Critical design milestone for Orion’s European service module
ESA and NASA completed the Orion spacecraft European Service Module Critical Design Review on 16 June. The European Service Module will power NASA’s Orion spacecraft beyond the Moon in late 2018.
With the Critical Design Review finished, building and assembly of the qualification models and flight hardware can start according to the final design. ESA is targeting shipment of the service module to NASA’s Kennedy Space Center in Florida in April 2017.
No showstoppers were identified or raised during the design review but the meeting identified areas where additional analysis and work will be required. The results will be presented later to the review board.
“We are satisfied with the outcome of the review and recognise the excellent work performed in the last years by the European industry consortium led by Airbus under ESA management with the support of NASA and Lockheed Martin. The schedule remains a challenge that we are eager to continuing tackling,” says ESA’s Philippe Deloo, project manager for the European Service Module.

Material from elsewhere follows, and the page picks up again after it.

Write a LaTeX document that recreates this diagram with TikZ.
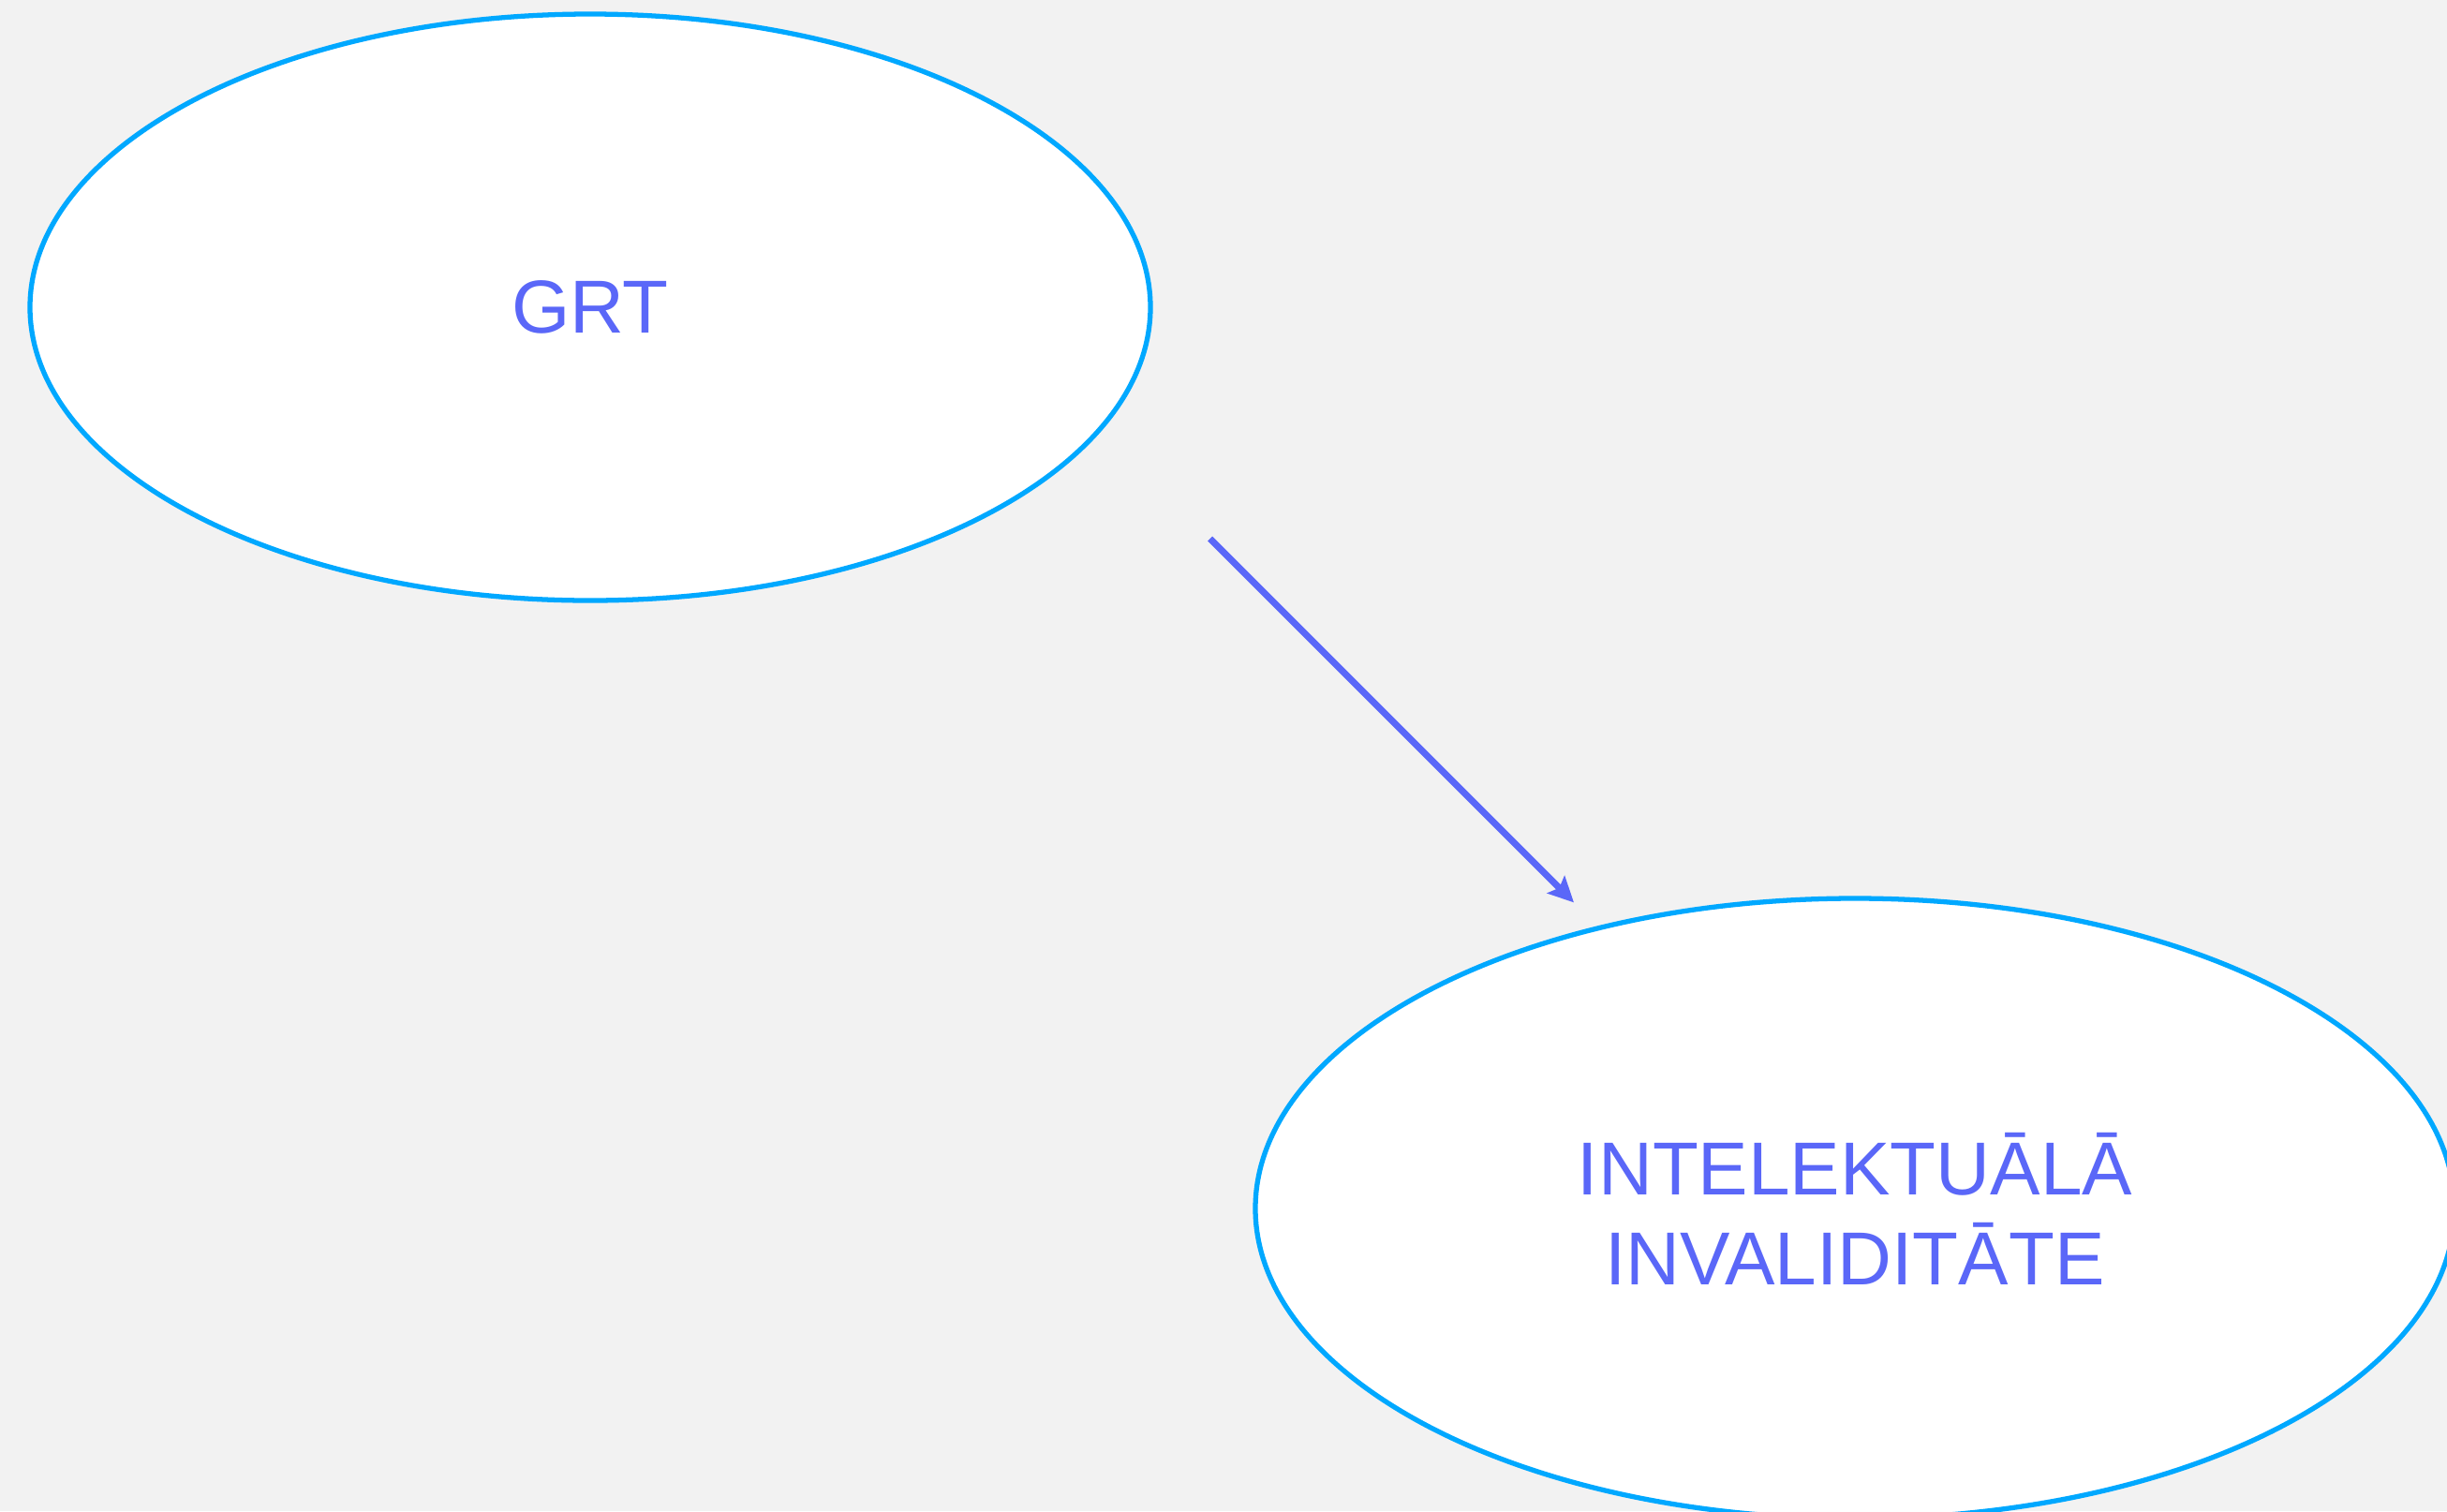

The design is based on ESA’s Automated Transfer Vehicle, which flew five unmanned supply missions to the International Space Station between 2008 and 2015. It will provide electricity, propulsion, water, oxygen and nitrogen and thermal control. The unmanned Exploration Mission-1 will send a human-rated spacecraft further than any other before, past the Moon and back to Earth. The first crewed mission, Exploration Mission-2, is planned for launch as early as 2021.